In the European Parliament. one vehicle for such shared reflection is the system of twenty-seven parliamentary ‘Intergroups’ – structures (with clear parliamentary rules) which promote informal exchange within the Parliament, and between the Parliament with civil society on a varied range of topics – from Tibet, to Water, to Lesbian, Gay and Transgender Rights. There is even an unlikely-sounding Intergroup on the Camino de Santiago. One such group is the Intergroup on Extreme Poverty and Human Rights, in which a major influence is the movement ATD Quart Monde, and which is chaired by the French MEP Sylvie Goulard. On October 17th this group discussed two topics: first, ‘Decent Work and Protection for All’; and second (perhaps less obviously), ‘Consumer Debt, Poverty, and Access to Basic Banking Services’. With limited space I note just one aspect of three themes.

I. The Commissioner for Education and Culture, Androulla Vassiliou, noted that the 26 million unemployed in the EU include 5.5 million young people (under 25 years), twice the proportion as in the whole population. 14 million are ‘NEETS’ – ‘Not in Education, Employment or Training’. 40% of those who leave school prematurely become unemployed. Whereas 35% of new jobs require ‘high skills’, 20% of school-leavers have what are formally recognised as ‘low-skills’. Even in so complex a field as poverty therefore, education is a powerful key towards improvement. Yet under the pressure on public budgets of the economic crisis, education cuts have been made in two-thirds of member states. In 19 states, the cut is ‘relative’, that is, as a proportion of GDP: in 10 states it is an absolute cut. In this way, to limit public debt, we threaten any coherent response to the crisis.

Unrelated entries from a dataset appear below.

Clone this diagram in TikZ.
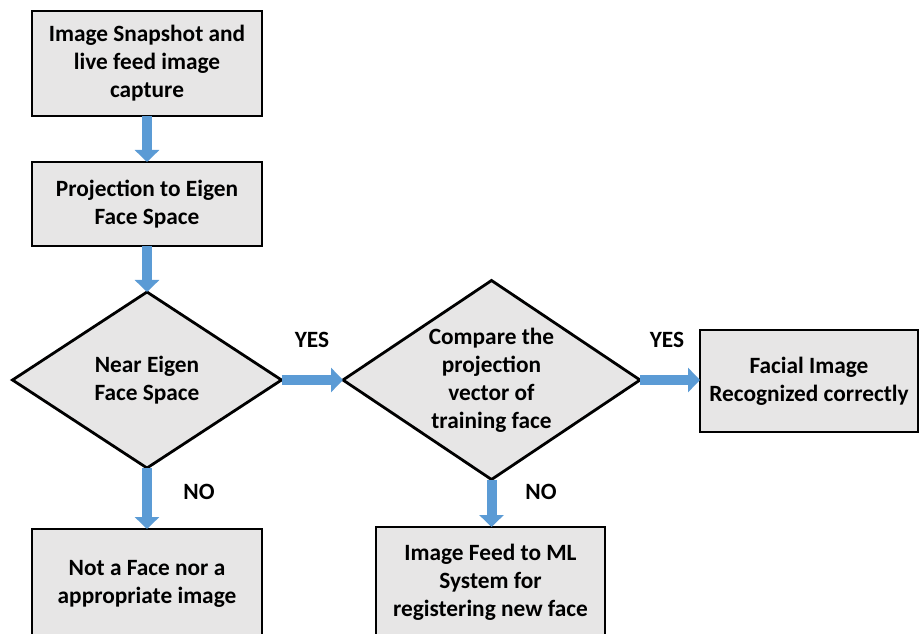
\documentclass[tikz,border=0pt]{standalone}
\usepackage{fontspec}
\setmainfont{Carlito}
\usepackage{tikz}
\usetikzlibrary{shapes.geometric,arrows.meta}

\definecolor{boxgray}{HTML}{E7E6E6}
\definecolor{flowblue}{HTML}{5B9BD5}

\begin{document}
\begin{tikzpicture}[x=0.75pt, y=-0.75pt,
    every node/.style={font=\fontsize{17.5}{21}\selectfont\bfseries, align=center},
    stepbox/.style={rectangle, draw=black, line width=2.1pt, fill=boxgray, inner sep=0pt, outer sep=0pt},
    decision/.style={diamond, draw=black, line width=2.1pt, fill=boxgray, aspect=1.5, inner sep=0pt, outer sep=0pt},
    flow/.style={draw=flowblue, line width=7.5pt, -{Triangle[length=9pt, width=18pt]}}]
    \useasboundingbox (0, 0) rectangle (919, 634);
    \node[stepbox, minimum width=172.5pt, minimum height=78.75pt] (capture) at (147, 63.5)
        {Image Snapshot and\\live feed image\\capture};
    \node[stepbox, minimum width=172.5pt, minimum height=63pt] (project) at (147, 204)
        {Projection to Eigen\\Face Space};
    \node[decision, minimum width=201.75pt, minimum height=132pt] (near) at (147, 380)
        {Near Eigen\\Face Space};
    \node[decision, minimum width=222.75pt, minimum height=149.25pt] (compare) at (491.5, 380)
        {Compare the\\projection\\vector of\\training face};
    \node[stepbox, minimum width=163.5pt, minimum height=76.5pt] (recog) at (809, 381)
        {Facial Image\\Recognized correctly};
    \node[stepbox, minimum width=172.5pt, minimum height=82.5pt] (notface) at (147, 584)
        {Not a Face nor a\\appropriate image};
    \node[stepbox, minimum width=171.75pt, minimum height=82.5pt] (register) at (490.5, 582)
        {Image Feed to ML\\System for\\registering new face};
    \draw[flow] (capture) -- (project);
    \draw[flow] (project) -- (near);
    \draw[flow] (near.east) -- (compare.west);
    \draw[flow] (compare.east) -- (recog.west |- compare.east);
    \draw[flow] (near.south) -- (notface.north);
    \draw[flow] (compare.south) -- (register.north -| compare.south);
    \node (yes1) at (312, 340) {YES};
    \node (yes2) at (667, 340) {YES};
    \node (no1) at (199, 492) {NO};
    \node (no2) at (541, 492) {NO};
\end{tikzpicture}
\end{document}
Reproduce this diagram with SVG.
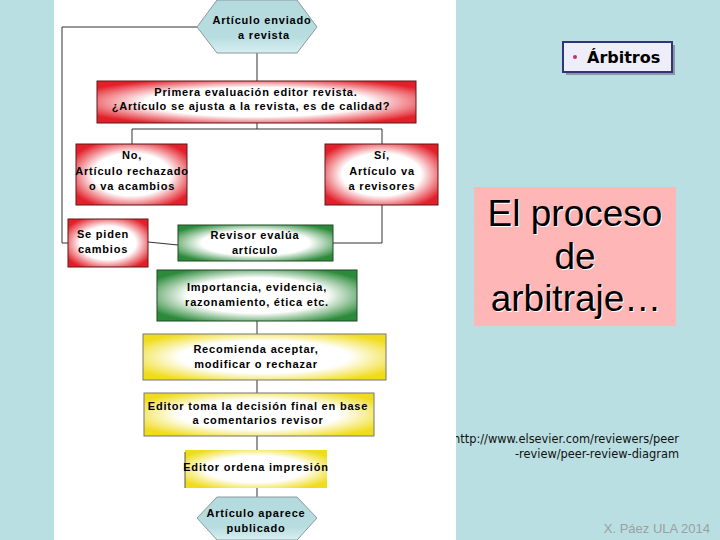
<svg xmlns="http://www.w3.org/2000/svg" width="720" height="540" viewBox="0 0 720 540">
<defs>
<radialGradient id="gRed" cx="0.5" cy="0.5" r="0.6"><stop offset="0" stop-color="#fff"/><stop offset="0.58" stop-color="#fff"/><stop offset="1" stop-color="#e3202a"/></radialGradient>
<radialGradient id="gGreen" cx="0.5" cy="0.5" r="0.6"><stop offset="0" stop-color="#fff"/><stop offset="0.58" stop-color="#fff"/><stop offset="1" stop-color="#2c8a3a"/></radialGradient>
<radialGradient id="gYellow" cx="0.5" cy="0.5" r="0.6"><stop offset="0" stop-color="#fff"/><stop offset="0.58" stop-color="#fff"/><stop offset="1" stop-color="#f0dc1c"/></radialGradient>
<linearGradient id="gHex" x1="0" y1="0" x2="0" y2="1"><stop offset="0" stop-color="#b3dade"/><stop offset="0.7" stop-color="#b8dde1"/><stop offset="1" stop-color="#d8eff1"/></linearGradient>
<style>
.t{font-family:"Liberation Sans",Arial,sans-serif;font-weight:bold;font-size:11px;letter-spacing:0.8px;fill:#000;text-anchor:middle}
.red{fill:url(#gRed);stroke:#5a1a1a;stroke-width:1}
.green{fill:url(#gGreen);stroke:#1f4a25;stroke-width:1}
.yellow{fill:url(#gYellow);stroke:#777;stroke-width:1}
.hex{fill:url(#gHex);stroke:#8a9a9c;stroke-width:1}
.c{fill:none;stroke:#333;stroke-width:1}
.url{font-family:"DejaVu Sans",sans-serif;font-size:11.4px;fill:#111;text-anchor:end}
</style>
</defs>
<rect x="0" y="0" width="720" height="540" fill="#b9dfe2"/>
<text class="url" x="679" y="443">http://www.elsevier.com/reviewers/peer</text>
<rect x="54" y="0" width="402" height="540" fill="#fff"/>
<g id="connectors">
<polyline class="c" points="197,27 62,27 62,243 68,243"/>
<line class="c" x1="257" y1="53" x2="257" y2="81"/>
<line class="c" x1="257" y1="123" x2="257" y2="129"/>
<polyline class="c" points="132,144 132,129 382,129 382,144"/>
<polyline class="c" points="382,205 382,243 333,243"/>
<line class="c" x1="148" y1="242" x2="178" y2="245"/>
<line class="c" x1="257" y1="321" x2="257" y2="334"/>
<line class="c" x1="257" y1="380" x2="257" y2="393"/>
<line class="c" x1="257" y1="436" x2="257" y2="450"/>
<line class="c" x1="257" y1="488" x2="257" y2="506"/>
</g>
<g id="n-enviado">
<polygon class="hex" points="217,0 297,0 317,27 297,53 217,53 197,27"/>
<text class="t" x="262" y="24">Artículo enviado</text>
<text class="t" x="264" y="39">a revista</text>
</g>
<g id="n-primera">
<rect class="red" x="97" y="81" width="319" height="42"/>
<text class="t" x="256" y="96">Primera evaluación editor revista.</text>
<text class="t" x="251" y="110">¿Artículo se ajusta  a la revista, es de calidad?</text>
</g>
<g id="n-no">
<rect class="red" x="76" y="144" width="111" height="61"/>
<text class="t" x="132" y="159">No,</text>
<text class="t" x="132" y="175">Artículo rechazado</text>
<text class="t" x="132" y="190">o va acambios</text>
</g>
<g id="n-si">
<rect class="red" x="325" y="144" width="113" height="61"/>
<text class="t" x="382" y="159">Sí,</text>
<text class="t" x="382" y="175">Artículo va</text>
<text class="t" x="382" y="190">a revisores</text>
</g>
<g id="n-cambios">
<rect class="red" x="68" y="219" width="80" height="48"/>
<text class="t" x="103" y="238">Se piden</text>
<text class="t" x="103" y="253">cambios</text>
</g>
<g id="n-revisor">
<rect class="green" x="178" y="225" width="155" height="36"/>
<text class="t" x="255" y="239">Revisor evalúa</text>
<text class="t" x="255" y="254">artículo</text>
</g>
<g id="n-importancia">
<rect class="green" x="157" y="270" width="200" height="51"/>
<text class="t" x="257" y="291">Importancia, evidencia,</text>
<text class="t" x="257" y="306">razonamiento, ética etc.</text>
</g>
<g id="n-recomienda">
<rect class="yellow" x="143" y="334" width="243" height="46"/>
<text class="t" x="256" y="353">Recomienda aceptar,</text>
<text class="t" x="256" y="368">modificar o rechazar</text>
</g>
<g id="n-decision">
<rect class="yellow" x="144" y="393" width="230" height="43"/>
<text class="t" x="258" y="410">Editor toma la decisión final en base</text>
<text class="t" x="258" y="424">a comentarios revisor</text>
</g>
<g id="n-impresion">
<rect x="185" y="450" width="142" height="38" fill="url(#gYellow)"/>
<line x1="185" y1="452" x2="185" y2="488" stroke="#555" stroke-width="1"/>
<text class="t" x="256" y="471">Editor ordena impresión</text>
</g>
<g id="n-publicado">
<polygon class="hex" points="217,497 297,497 317,518 297,540 217,540 197,518"/>
<text class="t" x="256" y="517">Artículo aparece</text>
<text class="t" x="256" y="532">publicado</text>
</g>
<g id="arbitros">
<rect x="566" y="45" width="109" height="30" fill="#8c97a6"/>
<rect x="563" y="42" width="109" height="30" fill="#eeeefa" stroke="#33337a" stroke-width="2"/>
<circle cx="575" cy="57" r="2" fill="#c0306e"/>
<text x="587" y="63" font-family="'DejaVu Sans',sans-serif" font-weight="bold" font-size="16" fill="#000">Árbitros</text>
</g>
<g id="titulo">
<rect x="474" y="187" width="202" height="139" fill="#ffb6b6"/>
<g font-family="'Liberation Sans',Arial,sans-serif" font-size="37" text-anchor="middle">
<text x="576" y="227" fill="#fff">El proceso</text>
<text x="575" y="226" fill="#000">El proceso</text>
<text x="576" y="270" fill="#fff">de</text>
<text x="575" y="269" fill="#000">de</text>
<text x="577" y="312" fill="#fff">arbitraje…</text>
<text x="576" y="311" fill="#000">arbitraje…</text>
</g>
</g>
<text class="url" x="679" y="458">-review/peer-review-diagram</text>
<text x="710" y="533" font-family="'Liberation Sans',Arial,sans-serif" font-size="13" fill="#9aa0a2" text-anchor="end">X. Páez ULA 2014</text>
</svg>
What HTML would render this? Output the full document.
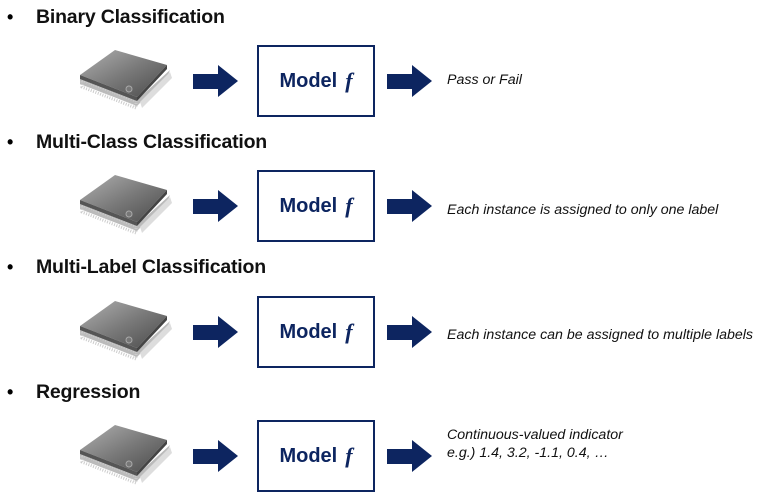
<!DOCTYPE html>
<html><head><style>
body{margin:0;width:773px;height:496px;background:#fff;position:relative;overflow:hidden;font-family:"Liberation Sans",sans-serif}
.h{position:absolute;left:36px;font-weight:bold;font-size:19.5px;color:#111;letter-spacing:-0.2px}
.b{position:absolute;left:7px;font-size:18px;font-weight:bold}
.box{position:absolute;left:257px;width:114px;height:68px;border:2.5px solid #0d2560;color:#0d2560;font-weight:bold;font-size:20px;display:flex;align-items:center;justify-content:center}
.box i{font-family:"Liberation Serif",serif;font-size:22px;margin-left:8px}
.t{position:absolute;left:447px;font-style:italic;font-size:14.2px;color:#111;line-height:18px}
svg{position:absolute;left:0;top:0}
</style></head><body>
<svg width="773" height="496">
<defs>
<linearGradient id="g" x1="0" y1="0" x2="1" y2="1"><stop offset="0" stop-color="#b0b0b0"/><stop offset="0.5" stop-color="#7a7a7a"/><stop offset="1" stop-color="#4a4a4a"/></linearGradient>
<g id="chip">
<polygon points="80,78 137,100 170,70 168,75 137,106 80,84" fill="#bbb"/>
<polygon points="82,80 136,101 136,108 82,87" fill="none" stroke="#ccc" stroke-width="3" stroke-dasharray="1 1.5"/>
<polygon points="140,102 170,72 172,78 142,108" fill="#ddd"/>
<polygon points="80,75 115,50 167,65 137,97" fill="url(#g)"/>
<polygon points="80,75 137,97 137,101 80,79" fill="#555"/>
<polygon points="137,97 167,65 167,69 137,101" fill="#444"/>
<circle cx="129" cy="89" r="3" fill="#777" stroke="#aaa"/>
<polygon points="193,74 218,74 218,65 238,81 218,97 218,89 193,89" fill="#0d2560"/>
<polygon points="387,74 412,74 412,65 432,81 412,97 412,89 387,89" fill="#0d2560"/>
</g>
</defs>
<use href="#chip"/>
<use href="#chip" y="125"/>
<use href="#chip" y="251"/>
<use href="#chip" y="375"/>
</svg>
<div class="b" style="top:7px">•</div><div class="h" style="top:6px">Binary Classification</div>
<div class="b" style="top:132px">•</div><div class="h" style="top:131px">Multi-Class Classification</div>
<div class="b" style="top:257px">•</div><div class="h" style="top:256px">Multi-Label Classification</div>
<div class="b" style="top:382px">•</div><div class="h" style="top:381px">Regression</div>
<div class="box" style="top:45px">Model<i>f</i></div>
<div class="box" style="top:170px">Model<i>f</i></div>
<div class="box" style="top:296px">Model<i>f</i></div>
<div class="box" style="top:420px">Model<i>f</i></div>
<div class="t" style="top:71px">Pass or Fail</div>
<div class="t" style="top:201px">Each instance is assigned to only one label</div>
<div class="t" style="top:326px">Each instance can be assigned to multiple labels</div>
<div class="t" style="top:426px">Continuous-valued indicator<br>e.g.) 1.4, 3.2, -1.1, 0.4, …</div>
</body></html>
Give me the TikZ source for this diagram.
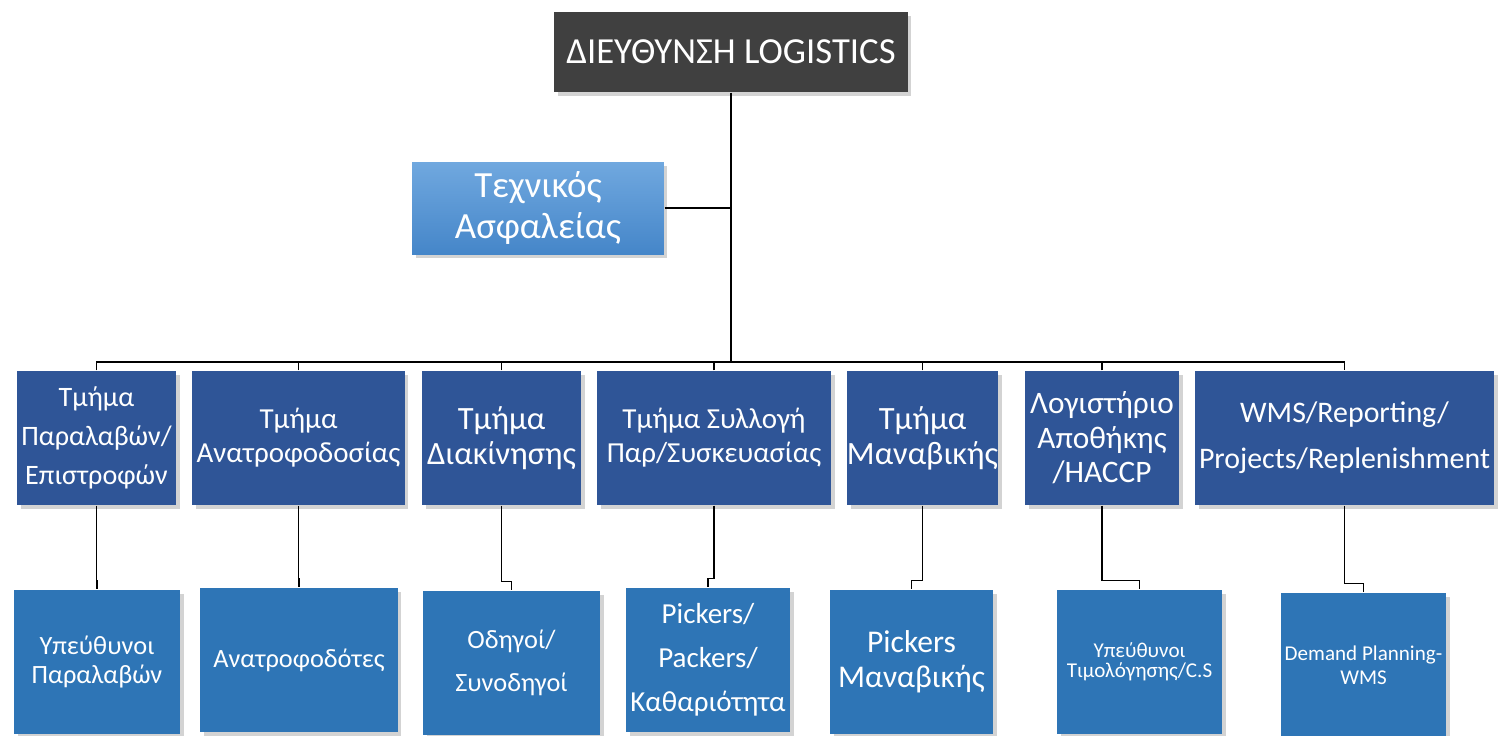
\documentclass[tikz,border=0pt]{standalone}
\usepackage{fontspec}
\setmainfont{Carlito}
\usetikzlibrary{calc,shadows}
\definecolor{dirgray}{HTML}{404040}
\definecolor{techtop}{HTML}{70A8DF}
\definecolor{techbot}{HTML}{4586C9}
\definecolor{deptblue}{HTML}{2F5597}
\definecolor{staffblue}{HTML}{2E75B6}
\begin{document}
\begin{tikzpicture}[x=0.02cm,y=-0.02cm,line width=0.8pt,
	box/.style={text=white,align=center,inner sep=0pt,drop shadow={shadow xshift=2pt,shadow yshift=-2pt,opacity=0.35}},
	dept/.style={box,fill=deptblue,minimum height=2.68cm},
	staff/.style={box,fill=staffblue,minimum height=2.88cm},
	fs/.style 2 args={font=\fontsize{#1}{#2}\selectfont},
	jog/.style={to path={|- ($(\tikztotarget)+(0,-9)$) -- (\tikztotarget)}}]
	\useasboundingbox (0,0) rectangle (1504,735);
	\node[box,fill=dirgray,minimum width=7.08cm,minimum height=1.6cm,fs={20.9}{24}] (dir) at (731,52) {ΔΙΕΥΘΥΝΣΗ LOGISTICS};
	\node[box,top color=techtop,bottom color=techbot,minimum width=5.04cm,minimum height=1.84cm,fs={21}{23}] (tech) at (538,208) {Τεχνικός\\Ασφαλείας};
	\node[dept,minimum width=3.18cm,fs={16}{22}] (recv) at (96.5,438) {Τμήμα\\Παραλαβών/\\Επιστροφών};
	\node[dept,minimum width=4.26cm,fs={16.5}{19.3}] (feed) at (298.5,438) {Τμήμα\\Ανατροφοδοσίας};
	\node[dept,minimum width=3.18cm,fs={18.5}{19.8}] (move) at (501.5,438) {Τμήμα\\Διακίνησης};
	\node[dept,minimum width=4.68cm,fs={16.5}{19.3}] (pick) at (714,438) {Τμήμα Συλλογή\\Παρ/Συσκευασίας};
	\node[dept,minimum width=3.02cm,fs={18.5}{19.8}] (veg) at (922.5,438) {Τμήμα\\Μαναβικής};
	\node[dept,minimum width=3.08cm,fs={17.8}{19.6}] (acct) at (1102,438) {Λογιστήριο\\Αποθήκης\\/HACCP};
	\node[dept,minimum width=5.98cm,fs={17}{26}] (wms) at (1344.5,438) {WMS/Reporting/\\Projects/Replenishment};
	\node[staff,minimum width=3.32cm,fs={15}{16.4}] (recvstaff) at (97,662) {Υπεύθυνοι\\Παραλαβών};
	\node[staff,minimum width=3.96cm,fs={15}{19}] (feedstaff) at (299,660) {Ανατροφοδότες};
	\node[staff,minimum width=3.54cm,fs={15}{24.4}] (drivers) at (511.5,663) {Οδηγοί/\\Συνοδηγοί};
	\node[staff,minimum width=3.28cm,fs={16.5}{25}] (pickers) at (708,660) {Pickers/\\Packers/\\Καθαριότητα};
	\node[staff,minimum width=3.26cm,fs={18}{19.8}] (vegstaff) at (911.5,662) {Pickers\\Μαναβικής};
	\node[staff,minimum width=3.3cm,fs={12}{11.3}] (billing) at (1139.5,662) {Υπεύθυνοι\\Τιμολόγησης/C.S};
	\node[staff,minimum width=3.3cm,fs={12}{13.6}] (plan) at (1363.5,665) {Demand Planning-\\WMS};
	\coordinate (bus) at (0,362);
	\draw (dir.south) -- (dir.south |- bus);
	\draw (tech.east) -- (tech.east -| dir.south);
	\draw (recv.north) -- (recv.north |- bus) -- (wms.north |- bus) -- (wms.north);
	\foreach \n in {feed,move,pick,veg,acct}
		\draw (\n.north) -- (\n.north |- bus);
	\draw (recv.south) to[jog] (recvstaff.north);
	\draw (feed.south) to[jog] (feedstaff.north);
	\draw (move.south) to[jog] (drivers.north);
	\draw (pick.south) to[jog] (pickers.north);
	\draw (veg.south) to[jog] (vegstaff.north);
	\draw (acct.south) to[jog] (billing.north);
	\draw (wms.south) to[jog] (plan.north);
\end{tikzpicture}
\end{document}
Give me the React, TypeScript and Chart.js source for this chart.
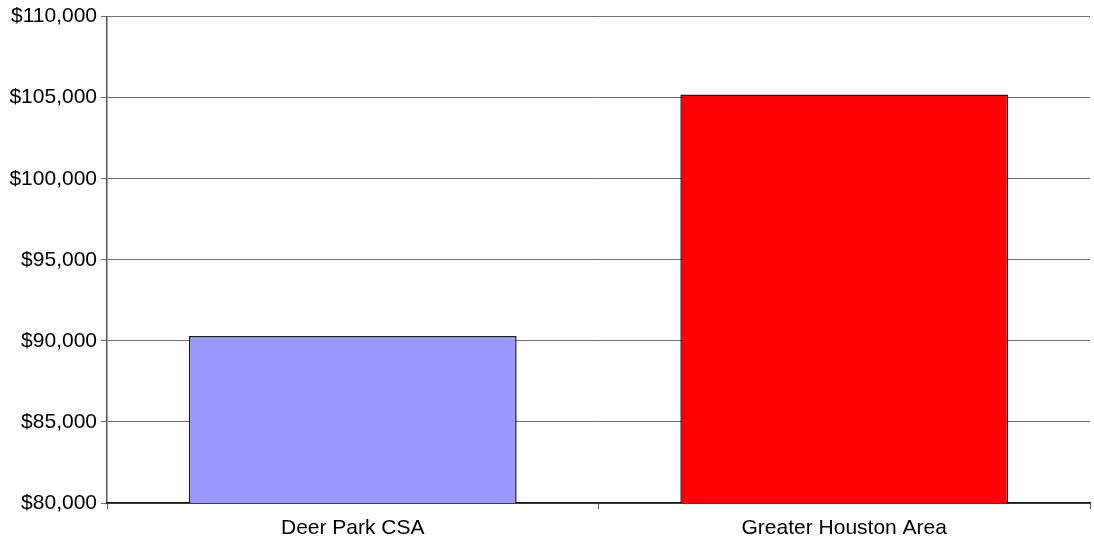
import React, { useEffect, useRef } from "react";
import { Chart, registerables } from "chart.js";

Chart.register(...registerables);

const categories = ["Deer Park CSA", "Greater Houston Area"];
const values = [90300, 105200];
const barColors = ["#9999FF", "#FF0000"];
const yMin = 80000;
const yMax = 110000;
const yStep = 5000;

export default function App() {
  const ref = useRef<HTMLCanvasElement | null>(null);

  useEffect(() => {
    document.body.style.margin = "0";
    const canvas = ref.current;
    if (!canvas) return;
    const chart = new Chart(canvas, {
      type: "bar",
      data: {
        labels: categories,
        datasets: [
          {
            data: values,
            backgroundColor: barColors,
            borderColor: "#1a1a1a",
            borderWidth: 1.5,
            barPercentage: 0.667,
            categoryPercentage: 1,
          },
        ],
      },
      options: {
        animation: false,
        responsive: false,
        maintainAspectRatio: false,
        layout: { padding: { top: 16, right: 4, left: 0, bottom: 0 } },
        plugins: {
          legend: { display: false },
          tooltip: { enabled: false },
        },
        scales: {
          y: {
            min: yMin,
            max: yMax,
            ticks: {
              stepSize: yStep,
              padding: 4,
              color: "#000000",
              font: { family: "'Liberation Sans', Arial, sans-serif", size: 21 },
              callback: (v: any) => "$" + Number(v).toLocaleString("en-US"),
            },
            grid: {
              color: "#6e6e6e",
              lineWidth: 1,
              tickLength: 6,
              drawTicks: true,
            },
            border: { color: "#555555", width: 1.5 },
            afterFit: (scale: any) => {
              scale.width = 107;
            },
          },
          x: {
            ticks: {
              padding: 7,
              color: "#000000",
              font: { family: "'Liberation Sans', Arial, sans-serif", size: 21 },
            },
            grid: {
              drawOnChartArea: false,
              drawTicks: true,
              tickLength: 6,
              color: "#555555",
            },
            border: { color: "#111111", width: 1.5 },
            afterFit: (scale: any) => {
              scale.height = 41;
            },
          },
        },
      },
    });
    return () => chart.destroy();
  }, []);

  return (
    <div style={{ position: "absolute", left: 0, top: 0, width: 1094, height: 544, background: "#fff" }}>
      <canvas ref={ref} width={1094} height={544} style={{ display: "block", width: 1094, height: 544 }} />
    </div>
  );
}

II. Whereas in the heat of the crisis, banks often drew down immense state funds to enable a new start (so fuelling in turn the debt crisis of states) almost nothing has been done by states to enable a fresh start for persons who acquired credit-fuelled debt. Many people can never escape from the trap that their future income, as soon as it rose above the formal minimum income, was attached by banks (including those banks that themselves required rescue with public funds). Family poverty is both the expression and a further cause of the structural crisis. The European Parliament has worked hard to stabilise finance sector: but naturally such macro-level work scarcely touches the consciousness of citizens cast adrift from the formal economy

III. In a digital age, the lack of a basic bank account itself constitutes a form of social exclusion. 50 million adult EU citizens still lack a bank account, so find it much harder to rent an apartment, to get a salary, to receive and pay money safely. The Parliament advocates for basic banking services to be free (or at least ‘affordable’, up to 13-14 Euros per year): but there are awkward problems to be resolved about access, about short-term overdraft facilities and fair credit, about access to those living away from their native countries.

There is no single market in banking, so the regulations in member states are diverse. That seems reasonable: but unless the diverse systems are coherent, we no longer inhabit, economically speaking, the ‘same European space’.  Unexpectedly, such specific issues thrown light on wider problems of the ‘construction of Europe’: and responding effectively to extreme poverty would itself promote the construction of Europe.